校舎は、体格差のある年代の生徒達が安全に、しかし同時に適度に混じり合えるように、動線に配慮しています。また、教員室は全体の要の位置にあり、生徒達は、教員の温かな眼差しを感じながら、安心して伸び伸びと遊ぶことができます。
大きな地震災害に対しては、校舎は十分な耐震性を計算して設計施工がなされ、校舎内の書架や家具にも十分に注意をしています。災害時には生徒を学校に留めおくことが想定されますので、非常食、毛布、水などを備蓄しています。また、台風や大雪などで休校にする場合や早目に下校させる時は一斉配信システムを用いて瞬時に保護者へ連絡します。
■給食
完全給食を実施しています。昨今の状況から、食物アレルギーには、管理体制を確立して対応しています。
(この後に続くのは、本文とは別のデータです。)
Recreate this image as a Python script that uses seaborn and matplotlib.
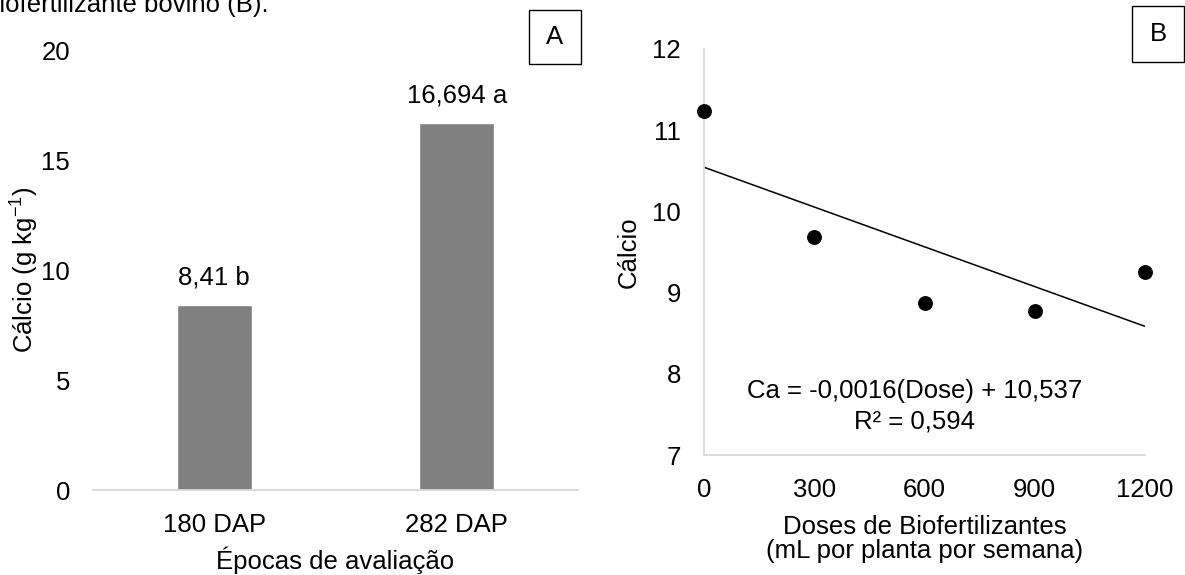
import matplotlib
matplotlib.use("Agg")
import matplotlib.pyplot as plt
from matplotlib.patches import Rectangle
import pandas as pd
import seaborn as sns

# Panel A
epocas = ["180 DAP", "282 DAP"]
calcio_epoca = [8.41, 16.694]
rotulos_barras = ["8,41 b", "16,694 a"]

# Panel B
doses = [0, 300, 600, 900, 1200]
calcio_dose = [11.24, 9.69, 8.87, 8.77, 9.25]
equacao = "Ca = -0,0016(Dose) + 10,537"
r2 = "R² = 0,594"

sns.set_theme(style="white")
plt.rcParams["font.family"] = ["Liberation Sans", "DejaVu Sans"]
plt.rcParams["mathtext.fontset"] = "custom"
plt.rcParams["mathtext.rm"] = "Liberation Sans"
plt.rcParams["mathtext.it"] = "Liberation Sans:italic"
for k in ["text.color", "axes.labelcolor", "xtick.color", "ytick.color"]:
    plt.rcParams[k] = "black"

FS = 18.5
AXIS_GRAY = "#d9d9d9"
W, H = 1185, 575

fig = plt.figure(figsize=(W / 100, H / 100), dpi=100)

# ---- A ----
ax_a = fig.add_axes([93 / W, 1 - 490 / H, 485 / W, 440 / H])
df_a = pd.DataFrame({"epoca": epocas, "calcio": calcio_epoca})
sns.barplot(data=df_a, x="epoca", y="calcio", color="#808080", width=0.31,
            saturation=1, ax=ax_a)
ax_a.bar_label(ax_a.containers[0], labels=rotulos_barras, padding=11, fontsize=FS)
ax_a.set_ylim(0, 20)
ax_a.set_yticks([0, 5, 10, 15, 20])
ax_a.set_xlabel("Épocas de avaliação", fontsize=FS)
ax_a.set_ylabel("Cálcio (g kg$^{-1}$)", fontsize=FS)
ax_a.xaxis.set_label_coords(0.5, (490 - 560) / 440)
ax_a.xaxis.label.set_verticalalignment("center")
ax_a.yaxis.set_label_coords(-0.140, 0.5)
ax_a.yaxis.label.set_verticalalignment("center")
for s in ["top", "right", "left"]:
    ax_a.spines[s].set_visible(False)
ax_a.spines["bottom"].set_color(AXIS_GRAY)
ax_a.spines["bottom"].set_linewidth(1.3)
ax_a.tick_params(axis="both", length=0, labelsize=FS, pad=16.5)

# ---- B ----
ax_b = fig.add_axes([704 / W, 1 - 455 / H, 441 / W, 406 / H])
df_b = pd.DataFrame({"dose": doses, "calcio": calcio_dose})
sns.regplot(data=df_b, x="dose", y="calcio", scatter=False, ci=None,
            line_kws={"color": "black", "lw": 1.1}, ax=ax_b)
sns.scatterplot(data=df_b, x="dose", y="calcio", color="black", s=115,
                linewidth=0, clip_on=False, zorder=5, ax=ax_b)
ax_b.set_xlim(0, 1200)
ax_b.set_ylim(7, 12)
ax_b.set_xticks(doses)
ax_b.set_yticks([7, 8, 9, 10, 11, 12])
ax_b.set_xlabel("Doses de Biofertilizantes\n(mL por planta por semana)",
                fontsize=FS, linespacing=1.05)
ax_b.set_ylabel("Cálcio", fontsize=FS)
ax_b.xaxis.set_label_coords(0.5, (455 - 539) / 406)
ax_b.xaxis.label.set_verticalalignment("center")
ax_b.yaxis.set_label_coords(-0.170, 0.5)
ax_b.yaxis.label.set_verticalalignment("center")
for s in ["top", "right"]:
    ax_b.spines[s].set_visible(False)
for s in ["left", "bottom"]:
    ax_b.spines[s].set_color(AXIS_GRAY)
    ax_b.spines[s].set_linewidth(1.3)
ax_b.tick_params(axis="both", length=0, labelsize=FS, pad=16.5)
ax_b.text(0.478, (455 - 391) / 406, equacao, transform=ax_b.transAxes,
          ha="center", va="center", fontsize=FS)
ax_b.text(0.478, (455 - 421) / 406, r2, transform=ax_b.transAxes,
          ha="center", va="center", fontsize=FS)

# ---- panel tags ----
for (x0, y0, x1, y1), letra in [((529, 10, 581, 64), "A"), ((1132, 6, 1184, 62), "B")]:
    fig.add_artist(Rectangle((x0 / W, 1 - y1 / H), (x1 - x0) / W, (y1 - y0) / H,
                             transform=fig.transFigure, fill=False,
                             edgecolor="black", lw=1.0))
    fig.text((x0 + x1) / 2 / W, 1 - (y0 + y1) / 2 / H, letra,
             ha="center", va="center", fontsize=FS)

# caption fragment cut at the top, as in the source page
fig.text(-15 / W, 1 - 12 / H, "biofertilizante bovino (B).", fontsize=FS,
         ha="left", va="baseline")

fig.savefig("out.png", dpi=100)
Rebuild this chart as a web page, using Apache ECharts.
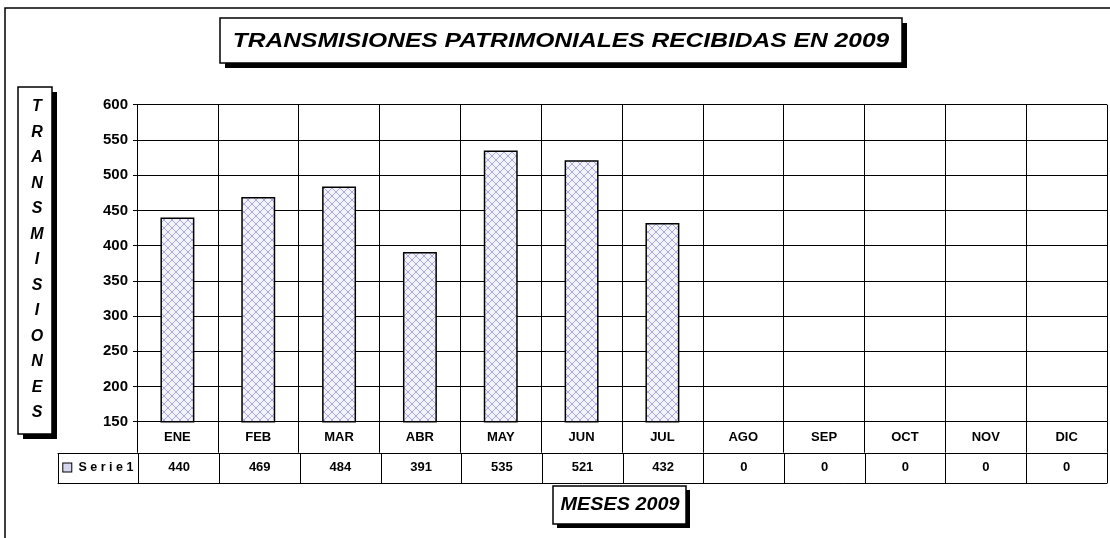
<!DOCTYPE html>
<html>
<head>
<meta charset="utf-8">
<script src="https://cdn.jsdelivr.net/npm/echarts@6/dist/echarts.min.js"></script>
<style>
  html, body { margin: 0; padding: 0; background: #fff; }
  #chart { width: 1110px; height: 538px; }
</style>
</head>
<body>
<div id="chart"></div>
<script>
// datos del gráfico
const meses = ['ENE', 'FEB', 'MAR', 'ABR', 'MAY', 'JUN', 'JUL', 'AGO', 'SEP', 'OCT', 'NOV', 'DIC'];
const serie1 = [440, 469, 484, 391, 535, 521, 432, 0, 0, 0, 0, 0];
const serieNombre = 'Serie1';
const yTicks = { min: 150, max: 600, interval: 50 };

const FONT = '"Liberation Sans", Arial, sans-serif';

// trama cruzada de las barras
function trama() {
    const c = document.createElement('canvas');
    c.width = 8; c.height = 8;
    const g = c.getContext('2d');
    g.fillStyle = '#f3f3fc';
    g.fillRect(0, 0, 8, 8);
    g.strokeStyle = '#a8a8da';
    g.lineWidth = 1;
    g.beginPath();
    g.moveTo(0, 0); g.lineTo(8, 8);
    g.moveTo(8, 0); g.lineTo(0, 8);
    g.stroke();
    return c;
}

// fila de la tabla: leyenda + valores
const filaTabla = [serieNombre].concat(serie1.map(String));

// caja con sombra negra
function caja(x, y, w, h, sombra) {
    return [
        { type: 'rect', shape: { x: x + sombra, y: y + sombra, width: w, height: h },
          style: { fill: '#000' }, silent: true },
        { type: 'rect', shape: { x: x, y: y, width: w, height: h },
          style: { fill: '#fff', stroke: '#000', lineWidth: 1.5 }, silent: true }
    ];
}

const chart = echarts.init(document.getElementById('chart'), null, { renderer: 'canvas' });

const option = {
    animation: false,
    backgroundColor: '#fff',
    grid: [
        { left: 137, right: 3, top: 104.7, bottom: 116.3 },
        { left: 58, right: 3, top: 453, bottom: 55 }
    ],
    xAxis: [
        {
            type: 'category', gridIndex: 0, data: meses,
            axisLine: { lineStyle: { color: '#000', width: 1 } },
            axisTick: { show: true, length: 31, lineStyle: { color: '#000' } },
            axisLabel: { color: '#000', fontFamily: FONT, fontWeight: 'bold', fontSize: 13, margin: 9, interval: 0 },
            splitLine: { show: true, lineStyle: { color: '#000', width: 1 } }
        },
        {
            type: 'category', gridIndex: 1, position: 'bottom',
            data: filaTabla.map((v, i) => 'c' + i),
            axisLine: { lineStyle: { color: '#000', width: 1 } },
            axisTick: { show: true, inside: true, length: 30, lineStyle: { color: '#000' } },
            axisLabel: {
                inside: true, margin: 9, interval: 0,
                color: '#000', fontFamily: FONT, fontWeight: 'bold', fontSize: 13,
                formatter: (v, i) => i === 0 ? '{box|}  {s|' + filaTabla[0].split('').join(' ') + '}' : filaTabla[i],
                rich: {
                    box: { width: 8, height: 8, borderColor: '#000', borderWidth: 1, backgroundColor: '#d6d6ef' },
                    s: { fontFamily: FONT, fontWeight: 'bold', fontSize: 12.5, color: '#000' }
                }
            },
            splitLine: { show: false }
        },
        {
            type: 'category', gridIndex: 1, position: 'top',
            data: filaTabla.map((v, i) => 't' + i),
            axisLine: { lineStyle: { color: '#000', width: 1 } },
            axisTick: { show: false },
            axisLabel: { show: false },
            splitLine: { show: false }
        }
    ],
    yAxis: [
        {
            type: 'value', gridIndex: 0,
            min: yTicks.min, max: yTicks.max, interval: yTicks.interval,
            axisLine: { show: true, lineStyle: { color: '#000', width: 1 } },
            axisTick: { show: true, length: 4, lineStyle: { color: '#000' } },
            axisLabel: { color: '#000', fontFamily: FONT, fontWeight: 'bold', fontSize: 15, margin: 9 },
            splitLine: { show: true, lineStyle: { color: '#000', width: 1 } }
        },
        { type: 'value', gridIndex: 1, show: false }
    ],
    series: [{
        name: serieNombre,
        type: 'bar',
        xAxisIndex: 0, yAxisIndex: 0,
        data: serie1,
        barWidth: '42%',
        clip: true,
        itemStyle: {
            color: { image: trama(), repeat: 'repeat' },
            borderColor: '#000',
            borderWidth: 1.5
        }
    }],
    graphic: [
        // marco exterior
        { type: 'rect', shape: { x: 5, y: 8, width: 1120, height: 600 },
          style: { fill: 'none', stroke: '#000', lineWidth: 1.5 }, silent: true },
        ...caja(220, 18, 682, 45, 5),
        { type: 'text', x: 561, y: 41, scaleX: 1.23,
          style: { text: 'TRANSMISIONES PATRIMONIALES RECIBIDAS EN 2009', fill: '#000',
                   font: 'italic bold 20px ' + FONT, align: 'center', verticalAlign: 'middle' } },
        ...caja(18, 87, 34, 347, 5),
        { type: 'text', x: 37, y: 260,
          style: { text: 'TRANSMISIONES'.split('').join('\n'), fill: '#000', lineHeight: 25.5,
                   font: 'italic bold 16px ' + FONT, align: 'center', verticalAlign: 'middle' } },
        ...caja(553, 486, 133, 38, 4),
        { type: 'text', x: 620, y: 505, scaleX: 1.1,
          style: { text: 'MESES 2009', fill: '#000',
                   font: 'italic bold 18px ' + FONT, align: 'center', verticalAlign: 'middle' } }
    ]
};

chart.setOption(option);
window.addEventListener('resize', () => chart.resize());
</script>
</body>
</html>
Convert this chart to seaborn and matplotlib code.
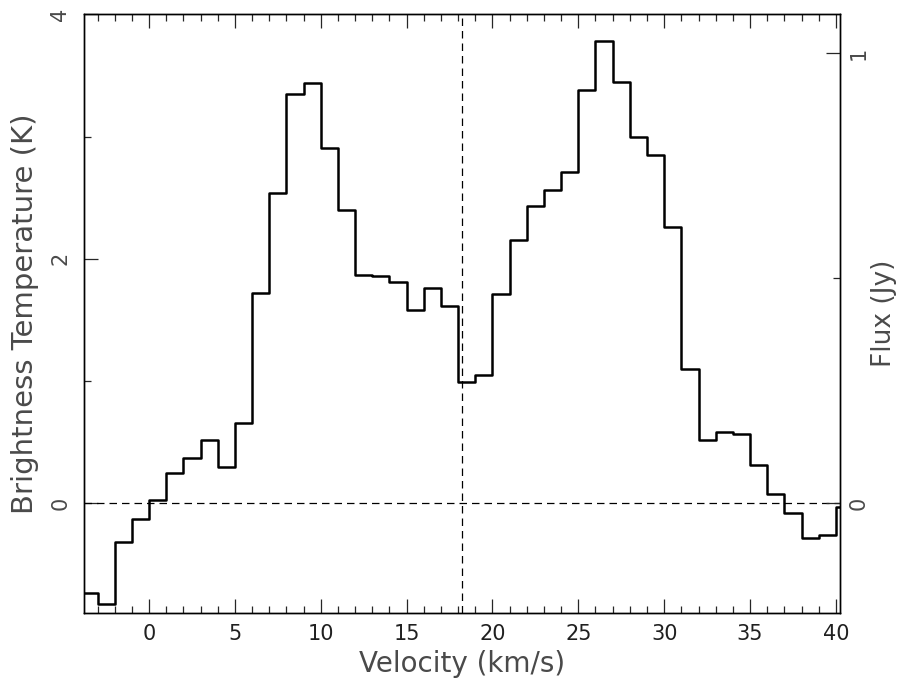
import numpy as np
import pandas as pd
import matplotlib
matplotlib.use("Agg")
import matplotlib.pyplot as plt
import seaborn as sns
from matplotlib.ticker import FixedLocator

# Channel left edges (km/s) and brightness temperatures (K)
vel_edges = [-4, -3, -2, -1, 0, 1, 2, 3, 4, 5, 6, 7, 8, 9, 10, 11, 12, 13, 14, 15,
             16, 17, 18, 19, 20, 21, 22, 23, 24, 25, 26, 27, 28, 29, 30, 31, 32, 33,
             34, 35, 36, 37, 38, 39, 40, 41]
temp_K = [-0.73, -0.82, -0.32, -0.13, 0.03, 0.25, 0.37, 0.52, 0.30, 0.66,
          1.72, 2.54, 3.35, 3.44, 2.91, 2.40, 1.87, 1.86, 1.81, 1.58,
          1.76, 1.61, 0.99, 1.05, 1.71, 2.15, 2.43, 2.56, 2.71, 3.38,
          3.78, 3.45, 3.00, 2.85, 2.26, 1.10, 0.52, 0.58, 0.57, 0.31,
          0.08, -0.08, -0.28, -0.26, -0.03]
x_ticks = [0, 5, 10, 15, 20, 25, 30, 35, 40]
y_ticks = [0, 2, 4]
flux_ticks = [0, 1]
K_per_Jy = 3.68
v_marker = 18.25

df = pd.DataFrame({"v": vel_edges, "T": temp_K + [temp_K[-1]]})

sns.set_style("ticks")
plt.rcParams["font.family"] = ["DejaVu Sans"]
txt_color = "#4a4a4a"

fig = plt.figure(figsize=(9.01, 6.87), dpi=100)
ax = fig.add_axes([84.3 / 901, 74 / 687, (840 - 84.3) / 901, (613 - 14.3) / 687])

sns.lineplot(data=df, x="v", y="T", drawstyle="steps-post", color="black",
             linewidth=1.8, estimator=None, ax=ax)

ax.axhline(0, color="black", linestyle=(0, (6, 4)), linewidth=0.9)
ax.axvline(v_marker, color="black", linestyle=(0, (6, 4)), linewidth=0.9)

ax.set_xlim(-3.77, 40.24)
ax.set_ylim(-0.897, 4.0)

ax.xaxis.set_major_locator(FixedLocator(x_ticks))
ax.xaxis.set_minor_locator(FixedLocator(list(range(-3, 41))))
ax.yaxis.set_major_locator(FixedLocator(y_ticks))
ax.yaxis.set_minor_locator(FixedLocator([1, 3]))

ax.tick_params(axis="x", which="both", direction="in", top=True, bottom=True,
               labelsize=15, pad=8, labelcolor="#202020")
ax.tick_params(axis="x", which="major", length=10, width=0.9)
ax.tick_params(axis="x", which="minor", length=5, width=0.9)
ax.tick_params(axis="y", which="both", direction="in", left=True, right=False,
               labelsize=15, pad=10, labelcolor=txt_color)
ax.tick_params(axis="y", which="major", length=10, width=0.9)
ax.tick_params(axis="y", which="minor", length=5, width=0.9)
for lab in ax.get_yticklabels():
    lab.set_rotation(90)
    lab.set_va("center")

for sp in ax.spines.values():
    sp.set_visible(True)
    sp.set_linewidth(1.0)
    sp.set_color("black")

ax.set_xlabel("Velocity (km/s)", fontsize=20, color=txt_color, labelpad=4)
ax.set_ylabel("Brightness Temperature (K)", fontsize=21, color=txt_color, labelpad=8)

ax2 = ax.twinx()
ax2.set_ylim(-0.897 / K_per_Jy, 4.0 / K_per_Jy)
ax2.yaxis.set_major_locator(FixedLocator(flux_ticks))
ax2.yaxis.set_minor_locator(FixedLocator([0.5]))
ax2.tick_params(axis="y", which="both", direction="in", right=True,
                labelsize=15, pad=6, labelcolor=txt_color)
ax2.tick_params(axis="y", which="major", length=10, width=0.9)
ax2.tick_params(axis="y", which="minor", length=5, width=0.9)
for lab in ax2.get_yticklabels():
    lab.set_rotation(90)
    lab.set_va("center")
ax2.set_ylabel("Flux (Jy)", fontsize=19, color=txt_color, labelpad=2)
for sp in ax2.spines.values():
    sp.set_linewidth(1.0)
    sp.set_color("black")

fig.savefig("out.png", dpi=100)
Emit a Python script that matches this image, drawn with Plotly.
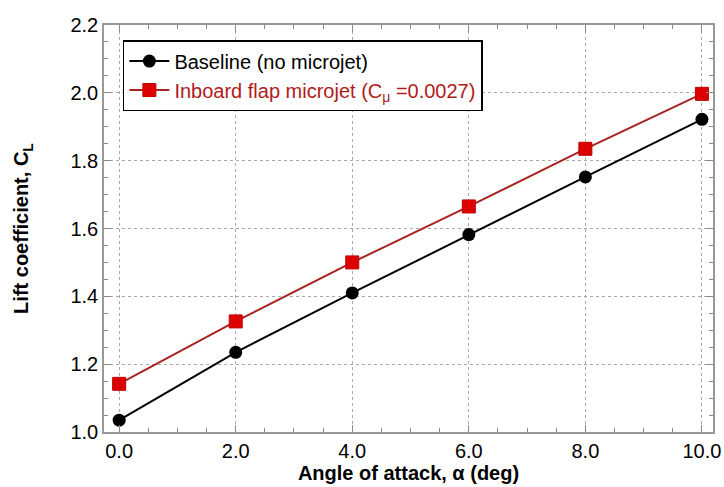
import plotly.graph_objects as go

alpha = [0, 2, 4, 6, 8, 10]
cl_baseline = [1.035, 1.235, 1.41, 1.582, 1.752, 1.922]
cl_microjet = [1.142, 1.326, 1.50, 1.665, 1.835, 1.997]
x_ticks = [0, 2, 4, 6, 8, 10]
x_tick_labels = ["0.0", "2.0", "4.0", "6.0", "8.0", "10.0"]
y_ticks = [1.0, 1.2, 1.4, 1.6, 1.8, 2.0, 2.2]
y_tick_labels = ["1.0", "1.2", "1.4", "1.6", "1.8", "2.0", "2.2"]

FONT = "Liberation Sans, Arial, Helvetica, sans-serif"

fig = go.Figure()
fig.add_trace(go.Scatter(
    x=alpha, y=cl_baseline, mode="lines+markers",
    name="Baseline (no microjet)",
    line=dict(color="black", width=2),
    marker=dict(symbol="circle", size=13, color="black"),
))
fig.add_trace(go.Scatter(
    x=alpha, y=cl_microjet, mode="lines+markers",
    name="<span style='color:#b01c1c'>Inboard flap microjet (C<sub>μ</sub> =0.0027)</span>",
    line=dict(color="#a82424", width=2),
    marker=dict(symbol="square", size=13, color="#dd0000", line=dict(color="#c00000", width=1)),
))

axis_common = dict(
    showline=True, linecolor="#999999", linewidth=1.5, mirror="ticks",
    ticks="inside", ticklen=7, tickcolor="#888888",
    showgrid=True, gridcolor="#aaaaaa", griddash="dot", gridwidth=1,
    zeroline=False, automargin=False,
    tickfont=dict(family=FONT, size=20, color="black"),
)

fig.update_xaxes(
    range=[-0.26, 10.19], tickvals=x_ticks, ticktext=x_tick_labels,
    minor=dict(dtick=0.5, ticks="inside", ticklen=4, tickcolor="#888888", showgrid=False),
    title=dict(text="<b>Angle of attack, α (deg)</b>", standoff=4,
               font=dict(family=FONT, size=20, color="black")),
    **axis_common,
)
fig.update_yaxes(
    range=[1.0, 2.2], tickvals=y_ticks, ticktext=y_tick_labels,
    minor=dict(dtick=0.05, ticks="inside", ticklen=4, tickcolor="#888888", showgrid=False),
    title=dict(text="<b>Lift coefficient, C<sub>L</sub></b>", standoff=36,
               font=dict(family=FONT, size=20, color="black")),
    **axis_common,
)

fig.update_layout(
    width=724, height=487,
    margin=dict(l=104, r=11, t=25, b=55),
    plot_bgcolor="white", paper_bgcolor="white",
    legend=dict(
        x=0.031, y=0.963, xanchor="left", yanchor="top",
        bgcolor="white", bordercolor="black", borderwidth=1.5,
        font=dict(family=FONT, size=20, color="black"),
        tracegroupgap=0, itemwidth=40,
    ),
    showlegend=True,
)

fig.write_html("out.html", config={"displayModeBar": False},
               post_script="document.body.style.margin='0';")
保護者と管理栄養士と医師と教員が必要な情報を共有し連携を密にしています。また、教科の授業でも食育教育に力を入れ、食事バランスガイドなどを利用した啓発を適宜行います。
■保健衛生
慶應義塾大学保健管理センターから小児科医が毎日派遣され、生徒が学校にいる時間は常に怪我や病気の対応をします。宿泊を伴う校外活動の時にも校医は同行し、生徒の健康管理に目を配ります。また、保護者の相談に対し、きめ細かく対応する体制を整えており、歯科相談、スポーツ医学相談なども定期的に行う予定です。